──────── Collected material ────────

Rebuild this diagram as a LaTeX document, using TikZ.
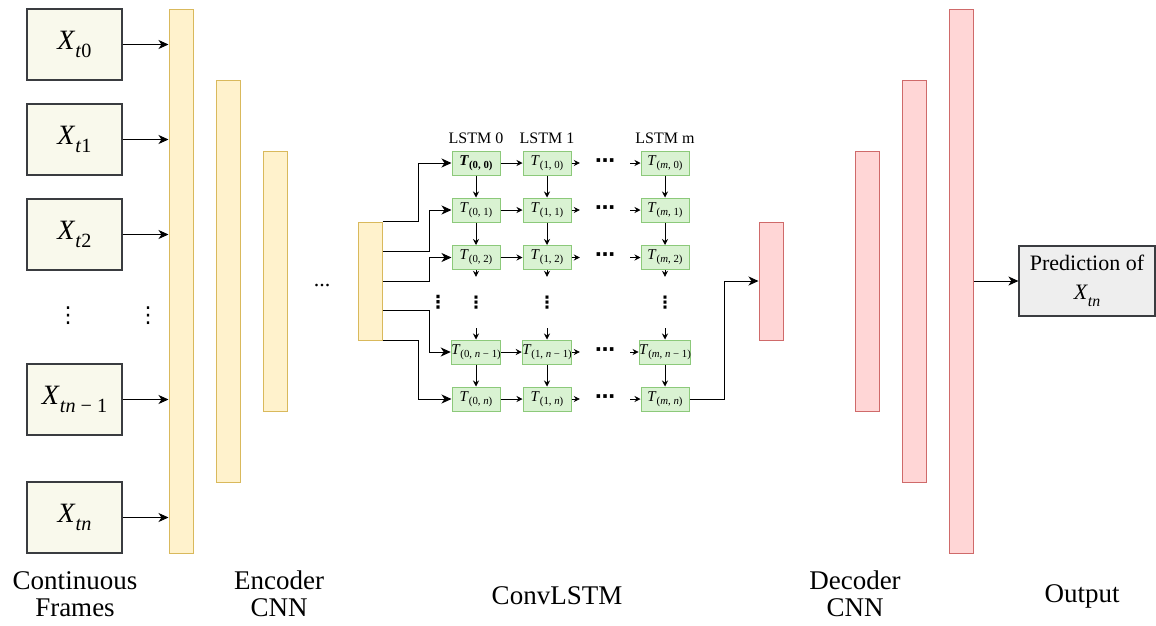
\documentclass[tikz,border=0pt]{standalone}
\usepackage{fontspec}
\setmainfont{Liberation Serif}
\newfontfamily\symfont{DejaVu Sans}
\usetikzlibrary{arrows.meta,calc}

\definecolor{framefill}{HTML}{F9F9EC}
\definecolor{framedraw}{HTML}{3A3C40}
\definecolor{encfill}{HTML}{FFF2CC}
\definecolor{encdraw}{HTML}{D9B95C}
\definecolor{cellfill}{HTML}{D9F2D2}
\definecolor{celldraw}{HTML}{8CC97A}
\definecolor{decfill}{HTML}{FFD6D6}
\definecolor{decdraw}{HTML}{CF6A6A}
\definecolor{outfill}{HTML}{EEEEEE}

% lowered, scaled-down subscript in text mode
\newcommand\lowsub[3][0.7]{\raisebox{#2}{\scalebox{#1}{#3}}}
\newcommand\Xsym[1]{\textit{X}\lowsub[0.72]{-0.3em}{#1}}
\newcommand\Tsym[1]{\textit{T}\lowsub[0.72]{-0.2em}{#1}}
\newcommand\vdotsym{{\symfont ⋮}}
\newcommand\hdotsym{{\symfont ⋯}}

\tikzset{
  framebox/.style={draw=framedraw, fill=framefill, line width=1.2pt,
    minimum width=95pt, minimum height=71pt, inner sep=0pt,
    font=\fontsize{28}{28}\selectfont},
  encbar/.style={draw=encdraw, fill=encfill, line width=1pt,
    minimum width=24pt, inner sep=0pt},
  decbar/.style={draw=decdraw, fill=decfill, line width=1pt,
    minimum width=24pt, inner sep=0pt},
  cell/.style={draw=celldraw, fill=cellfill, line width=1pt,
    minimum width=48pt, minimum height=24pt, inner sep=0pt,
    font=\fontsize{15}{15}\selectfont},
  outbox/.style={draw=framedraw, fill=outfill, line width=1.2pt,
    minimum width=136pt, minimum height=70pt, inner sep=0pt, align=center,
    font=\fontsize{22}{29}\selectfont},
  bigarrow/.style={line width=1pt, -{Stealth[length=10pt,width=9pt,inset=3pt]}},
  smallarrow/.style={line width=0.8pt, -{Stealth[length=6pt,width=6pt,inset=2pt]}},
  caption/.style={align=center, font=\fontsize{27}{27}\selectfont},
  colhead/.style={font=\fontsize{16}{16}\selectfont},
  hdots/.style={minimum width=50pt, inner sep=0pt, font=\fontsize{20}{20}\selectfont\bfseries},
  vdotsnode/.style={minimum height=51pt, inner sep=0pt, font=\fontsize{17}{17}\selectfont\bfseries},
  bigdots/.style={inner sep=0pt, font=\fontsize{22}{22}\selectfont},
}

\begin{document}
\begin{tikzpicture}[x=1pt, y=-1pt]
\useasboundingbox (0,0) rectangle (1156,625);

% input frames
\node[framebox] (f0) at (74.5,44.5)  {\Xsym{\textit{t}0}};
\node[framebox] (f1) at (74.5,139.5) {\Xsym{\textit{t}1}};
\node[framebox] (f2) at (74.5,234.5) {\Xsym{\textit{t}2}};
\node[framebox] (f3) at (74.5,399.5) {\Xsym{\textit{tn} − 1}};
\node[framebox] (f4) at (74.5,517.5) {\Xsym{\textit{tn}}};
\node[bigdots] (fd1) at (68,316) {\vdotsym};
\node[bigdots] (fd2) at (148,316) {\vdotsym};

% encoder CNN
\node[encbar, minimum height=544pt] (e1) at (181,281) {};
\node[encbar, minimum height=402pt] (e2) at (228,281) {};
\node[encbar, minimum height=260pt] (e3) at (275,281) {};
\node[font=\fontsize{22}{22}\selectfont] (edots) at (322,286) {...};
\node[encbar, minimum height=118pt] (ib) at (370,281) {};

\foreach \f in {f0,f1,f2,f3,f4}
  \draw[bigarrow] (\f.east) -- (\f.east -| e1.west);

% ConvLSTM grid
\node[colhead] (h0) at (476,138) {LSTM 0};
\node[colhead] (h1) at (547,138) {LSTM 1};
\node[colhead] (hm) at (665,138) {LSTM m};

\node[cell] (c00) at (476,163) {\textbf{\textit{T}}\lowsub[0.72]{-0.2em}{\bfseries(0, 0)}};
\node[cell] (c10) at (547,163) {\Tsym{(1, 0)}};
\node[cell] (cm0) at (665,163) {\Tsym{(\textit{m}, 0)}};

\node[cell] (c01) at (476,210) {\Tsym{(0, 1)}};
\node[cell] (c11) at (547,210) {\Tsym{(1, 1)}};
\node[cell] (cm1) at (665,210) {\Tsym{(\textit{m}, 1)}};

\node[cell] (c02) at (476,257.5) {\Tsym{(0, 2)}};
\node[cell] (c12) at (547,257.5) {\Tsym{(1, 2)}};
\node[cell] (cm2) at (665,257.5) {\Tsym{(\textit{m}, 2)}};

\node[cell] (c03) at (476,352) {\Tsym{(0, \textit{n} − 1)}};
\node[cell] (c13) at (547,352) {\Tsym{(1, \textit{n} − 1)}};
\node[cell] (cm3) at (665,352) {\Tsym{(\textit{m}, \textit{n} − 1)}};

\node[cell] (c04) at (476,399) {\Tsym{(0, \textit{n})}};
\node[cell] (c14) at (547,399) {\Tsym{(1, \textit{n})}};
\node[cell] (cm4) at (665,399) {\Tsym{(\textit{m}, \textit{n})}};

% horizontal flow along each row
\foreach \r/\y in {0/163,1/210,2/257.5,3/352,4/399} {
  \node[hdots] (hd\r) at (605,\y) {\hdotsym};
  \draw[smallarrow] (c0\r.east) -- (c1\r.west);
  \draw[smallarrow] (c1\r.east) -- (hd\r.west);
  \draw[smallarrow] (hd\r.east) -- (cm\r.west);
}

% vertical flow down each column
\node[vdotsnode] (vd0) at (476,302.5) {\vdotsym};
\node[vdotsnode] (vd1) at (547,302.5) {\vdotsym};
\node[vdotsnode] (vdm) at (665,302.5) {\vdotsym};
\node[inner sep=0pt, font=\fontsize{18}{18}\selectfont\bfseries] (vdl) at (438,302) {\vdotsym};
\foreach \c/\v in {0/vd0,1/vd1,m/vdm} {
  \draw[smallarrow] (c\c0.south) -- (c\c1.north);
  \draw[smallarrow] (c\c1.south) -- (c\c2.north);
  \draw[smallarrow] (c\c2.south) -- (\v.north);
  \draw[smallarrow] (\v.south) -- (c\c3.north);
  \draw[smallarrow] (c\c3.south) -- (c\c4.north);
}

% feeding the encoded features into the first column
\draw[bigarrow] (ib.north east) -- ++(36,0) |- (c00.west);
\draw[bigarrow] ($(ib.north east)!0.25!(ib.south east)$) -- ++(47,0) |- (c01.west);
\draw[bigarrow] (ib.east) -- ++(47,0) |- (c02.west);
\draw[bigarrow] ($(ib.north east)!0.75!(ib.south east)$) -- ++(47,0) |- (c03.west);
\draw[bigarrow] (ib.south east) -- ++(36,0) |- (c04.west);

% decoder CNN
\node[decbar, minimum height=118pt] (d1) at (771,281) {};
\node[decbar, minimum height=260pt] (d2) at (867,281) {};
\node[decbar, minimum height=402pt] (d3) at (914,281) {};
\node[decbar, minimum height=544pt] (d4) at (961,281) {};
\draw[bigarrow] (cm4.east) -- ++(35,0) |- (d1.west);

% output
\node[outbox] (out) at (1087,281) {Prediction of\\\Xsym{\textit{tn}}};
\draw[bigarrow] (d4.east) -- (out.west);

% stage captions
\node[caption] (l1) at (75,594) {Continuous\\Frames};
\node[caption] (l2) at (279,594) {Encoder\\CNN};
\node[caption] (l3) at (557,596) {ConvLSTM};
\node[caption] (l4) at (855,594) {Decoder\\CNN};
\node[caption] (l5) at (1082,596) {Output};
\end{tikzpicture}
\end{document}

────────

Instructions for the task:
The data above needs to be retyped exactly, with the images left out.

Exercise solution:
Rebuild this diagram as a LaTeX document, using TikZ.
\documentclass[tikz,border=0pt]{standalone}
\usepackage{fontspec}
\setmainfont{Liberation Serif}
\newfontfamily\symfont{DejaVu Sans}
\usetikzlibrary{arrows.meta,calc}

\definecolor{framefill}{HTML}{F9F9EC}
\definecolor{framedraw}{HTML}{3A3C40}
\definecolor{encfill}{HTML}{FFF2CC}
\definecolor{encdraw}{HTML}{D9B95C}
\definecolor{cellfill}{HTML}{D9F2D2}
\definecolor{celldraw}{HTML}{8CC97A}
\definecolor{decfill}{HTML}{FFD6D6}
\definecolor{decdraw}{HTML}{CF6A6A}
\definecolor{outfill}{HTML}{EEEEEE}

% lowered, scaled-down subscript in text mode
\newcommand\lowsub[3][0.7]{\raisebox{#2}{\scalebox{#1}{#3}}}
\newcommand\Xsym[1]{\textit{X}\lowsub[0.72]{-0.3em}{#1}}
\newcommand\Tsym[1]{\textit{T}\lowsub[0.72]{-0.2em}{#1}}
\newcommand\vdotsym{{\symfont ⋮}}
\newcommand\hdotsym{{\symfont ⋯}}

\tikzset{
  framebox/.style={draw=framedraw, fill=framefill, line width=1.2pt,
    minimum width=95pt, minimum height=71pt, inner sep=0pt,
    font=\fontsize{28}{28}\selectfont},
  encbar/.style={draw=encdraw, fill=encfill, line width=1pt,
    minimum width=24pt, inner sep=0pt},
  decbar/.style={draw=decdraw, fill=decfill, line width=1pt,
    minimum width=24pt, inner sep=0pt},
  cell/.style={draw=celldraw, fill=cellfill, line width=1pt,
    minimum width=48pt, minimum height=24pt, inner sep=0pt,
    font=\fontsize{15}{15}\selectfont},
  outbox/.style={draw=framedraw, fill=outfill, line width=1.2pt,
    minimum width=136pt, minimum height=70pt, inner sep=0pt, align=center,
    font=\fontsize{22}{29}\selectfont},
  bigarrow/.style={line width=1pt, -{Stealth[length=10pt,width=9pt,inset=3pt]}},
  smallarrow/.style={line width=0.8pt, -{Stealth[length=6pt,width=6pt,inset=2pt]}},
  caption/.style={align=center, font=\fontsize{27}{27}\selectfont},
  colhead/.style={font=\fontsize{16}{16}\selectfont},
  hdots/.style={minimum width=50pt, inner sep=0pt, font=\fontsize{20}{20}\selectfont\bfseries},
  vdotsnode/.style={minimum height=51pt, inner sep=0pt, font=\fontsize{17}{17}\selectfont\bfseries},
  bigdots/.style={inner sep=0pt, font=\fontsize{22}{22}\selectfont},
}

\begin{document}
\begin{tikzpicture}[x=1pt, y=-1pt]
\useasboundingbox (0,0) rectangle (1156,625);

% input frames
\node[framebox] (f0) at (74.5,44.5)  {\Xsym{\textit{t}0}};
\node[framebox] (f1) at (74.5,139.5) {\Xsym{\textit{t}1}};
\node[framebox] (f2) at (74.5,234.5) {\Xsym{\textit{t}2}};
\node[framebox] (f3) at (74.5,399.5) {\Xsym{\textit{tn} − 1}};
\node[framebox] (f4) at (74.5,517.5) {\Xsym{\textit{tn}}};
\node[bigdots] (fd1) at (68,316) {\vdotsym};
\node[bigdots] (fd2) at (148,316) {\vdotsym};

% encoder CNN
\node[encbar, minimum height=544pt] (e1) at (181,281) {};
\node[encbar, minimum height=402pt] (e2) at (228,281) {};
\node[encbar, minimum height=260pt] (e3) at (275,281) {};
\node[font=\fontsize{22}{22}\selectfont] (edots) at (322,286) {...};
\node[encbar, minimum height=118pt] (ib) at (370,281) {};

\foreach \f in {f0,f1,f2,f3,f4}
  \draw[bigarrow] (\f.east) -- (\f.east -| e1.west);

% ConvLSTM grid
\node[colhead] (h0) at (476,138) {LSTM 0};
\node[colhead] (h1) at (547,138) {LSTM 1};
\node[colhead] (hm) at (665,138) {LSTM m};

\node[cell] (c00) at (476,163) {\textbf{\textit{T}}\lowsub[0.72]{-0.2em}{\bfseries(0, 0)}};
\node[cell] (c10) at (547,163) {\Tsym{(1, 0)}};
\node[cell] (cm0) at (665,163) {\Tsym{(\textit{m}, 0)}};

\node[cell] (c01) at (476,210) {\Tsym{(0, 1)}};
\node[cell] (c11) at (547,210) {\Tsym{(1, 1)}};
\node[cell] (cm1) at (665,210) {\Tsym{(\textit{m}, 1)}};

\node[cell] (c02) at (476,257.5) {\Tsym{(0, 2)}};
\node[cell] (c12) at (547,257.5) {\Tsym{(1, 2)}};
\node[cell] (cm2) at (665,257.5) {\Tsym{(\textit{m}, 2)}};

\node[cell] (c03) at (476,352) {\Tsym{(0, \textit{n} − 1)}};
\node[cell] (c13) at (547,352) {\Tsym{(1, \textit{n} − 1)}};
\node[cell] (cm3) at (665,352) {\Tsym{(\textit{m}, \textit{n} − 1)}};

\node[cell] (c04) at (476,399) {\Tsym{(0, \textit{n})}};
\node[cell] (c14) at (547,399) {\Tsym{(1, \textit{n})}};
\node[cell] (cm4) at (665,399) {\Tsym{(\textit{m}, \textit{n})}};

% horizontal flow along each row
\foreach \r/\y in {0/163,1/210,2/257.5,3/352,4/399} {
  \node[hdots] (hd\r) at (605,\y) {\hdotsym};
  \draw[smallarrow] (c0\r.east) -- (c1\r.west);
  \draw[smallarrow] (c1\r.east) -- (hd\r.west);
  \draw[smallarrow] (hd\r.east) -- (cm\r.west);
}

% vertical flow down each column
\node[vdotsnode] (vd0) at (476,302.5) {\vdotsym};
\node[vdotsnode] (vd1) at (547,302.5) {\vdotsym};
\node[vdotsnode] (vdm) at (665,302.5) {\vdotsym};
\node[inner sep=0pt, font=\fontsize{18}{18}\selectfont\bfseries] (vdl) at (438,302) {\vdotsym};
\foreach \c/\v in {0/vd0,1/vd1,m/vdm} {
  \draw[smallarrow] (c\c0.south) -- (c\c1.north);
  \draw[smallarrow] (c\c1.south) -- (c\c2.north);
  \draw[smallarrow] (c\c2.south) -- (\v.north);
  \draw[smallarrow] (\v.south) -- (c\c3.north);
  \draw[smallarrow] (c\c3.south) -- (c\c4.north);
}

% feeding the encoded features into the first column
\draw[bigarrow] (ib.north east) -- ++(36,0) |- (c00.west);
\draw[bigarrow] ($(ib.north east)!0.25!(ib.south east)$) -- ++(47,0) |- (c01.west);
\draw[bigarrow] (ib.east) -- ++(47,0) |- (c02.west);
\draw[bigarrow] ($(ib.north east)!0.75!(ib.south east)$) -- ++(47,0) |- (c03.west);
\draw[bigarrow] (ib.south east) -- ++(36,0) |- (c04.west);

% decoder CNN
\node[decbar, minimum height=118pt] (d1) at (771,281) {};
\node[decbar, minimum height=260pt] (d2) at (867,281) {};
\node[decbar, minimum height=402pt] (d3) at (914,281) {};
\node[decbar, minimum height=544pt] (d4) at (961,281) {};
\draw[bigarrow] (cm4.east) -- ++(35,0) |- (d1.west);

% output
\node[outbox] (out) at (1087,281) {Prediction of\\\Xsym{\textit{tn}}};
\draw[bigarrow] (d4.east) -- (out.west);

% stage captions
\node[caption] (l1) at (75,594) {Continuous\\Frames};
\node[caption] (l2) at (279,594) {Encoder\\CNN};
\node[caption] (l3) at (557,596) {ConvLSTM};
\node[caption] (l4) at (855,594) {Decoder\\CNN};
\node[caption] (l5) at (1082,596) {Output};
\end{tikzpicture}
\end{document}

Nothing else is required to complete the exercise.